El Gallo se niega a morir. Ahí, de hinojos sobre la línea de meta, Wilberto Cosme experimentó la más dulce de las mutaciones para un futbolista: de villano a generador de ilusiones.

Eso explicó que los ojos del delantero colombiano se tornaran vidriosos, mientras las lágrimas se multiplicaron en las tribunas del estadio La Corregidora. Sí, los milagros existen... Al menos a esa utopía se aferran seguidores, jugadores, cuerpo técnico y directiva del Querétaro.

Victoria (2-1) que prolonga el estertor de los Gallos Blancos, pero también les permite soñar con mantenerse en la Primera División, por más que su margen de error sea diminuto. El siguiente paso no depende de ellos. Requieren que el Atlante derrote hoy al Puebla.

Mientras llega la hora, saborean su enésima muestra de corazón. Por eso regaron el césped con néctar de felicidad. Parecía que todo había terminado, hasta que Cosme se sacó la daga que hirió su corazón desde que erró aquella clara opción ante el marco de Óscar El Conejo Pérez.

Eran los mejores instantes del Querétaro. Amaury Escoto (51’) acababa de reactivar el anhelo con su potente cabezazo. El daño generado por la anotación de Mario Ortiz (23’) ya era simple anécdota. Los dirigidos por Ignacio Ambriz tenían 40 minutos para marcar otro gol con propiedades balsámicas.

Cosme lo tuvo en su cabeza unos cuantos segundos después. Al igual que en el primer tanto de los locales, el servicio de Jorge Echavarría fue certero, pero el goleador de ébano resultó traicionado por los nervios. La angustia amenazaba con devorar a los Gallos Blancos.

Se quedó a tres minutos de hacerlo. El San Luis no soportó el vendaval desatado por un equipo en agonía. El arquero Sergio García se convirtió en un espectador más, tan ansioso como los miles que se mordían las uñas en las tribunas.

Casi se las arrancan tras aquel zapatazo de Apodí que cimbró el poste derecho de la portería custodiada por el veterano y eficaz Conejo. Grito de gol ahogado, frustración colectiva.

Sensaciones que Cosme modificó con su poco estético remate. Mario Osuna ganó la posición dentro del área potosina y desvió el balón para la solitaria entrada de su compañero, quien conectó el esférico con la parte alta del cráneo.

Caprichosa, la pelota resbaló por la red, mientras miles de gargantas explotaron impulsadas por el milagro queretano. El propio Wilberto parecía no creerlo. Se animó a festejar hasta que varios de sus compañeros le abrazaron.

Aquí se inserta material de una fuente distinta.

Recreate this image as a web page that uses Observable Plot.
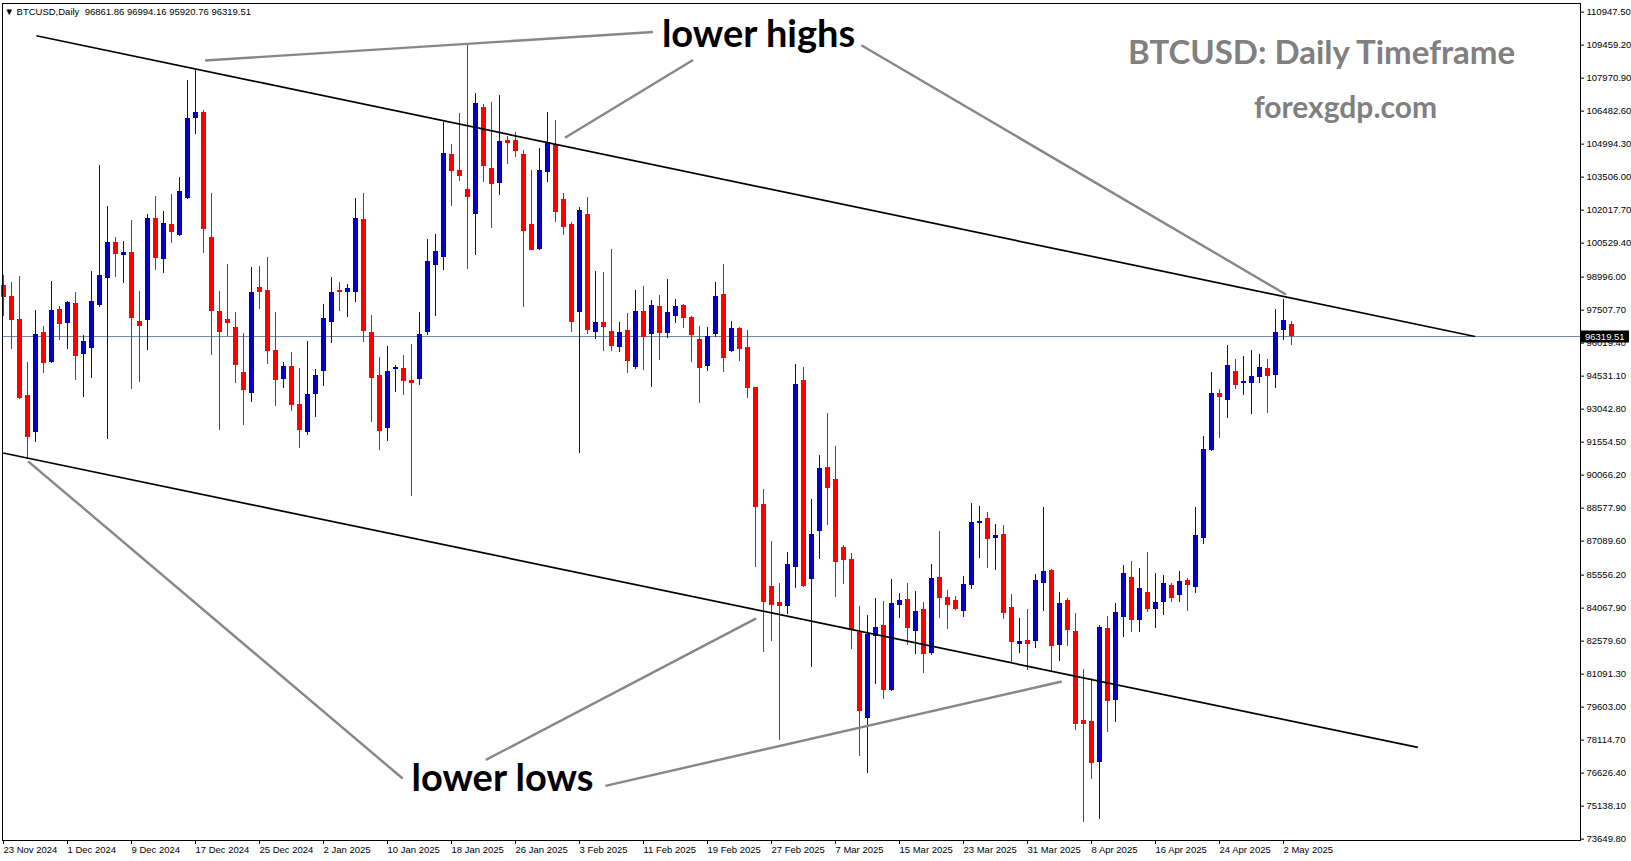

Antes de volver a su mitad de campo, se enfiló al costado derecho del arco que acababa de horadar. Se trataba de una deuda personal, esa que adquirió media hora antes.

La vidriosa mirada resultó espejo de su exprimido corazón, al igual que la petición de perdón construida al juntar las palmas de sus manos.

El colombiano acaba de mutar en generador de ilusiones.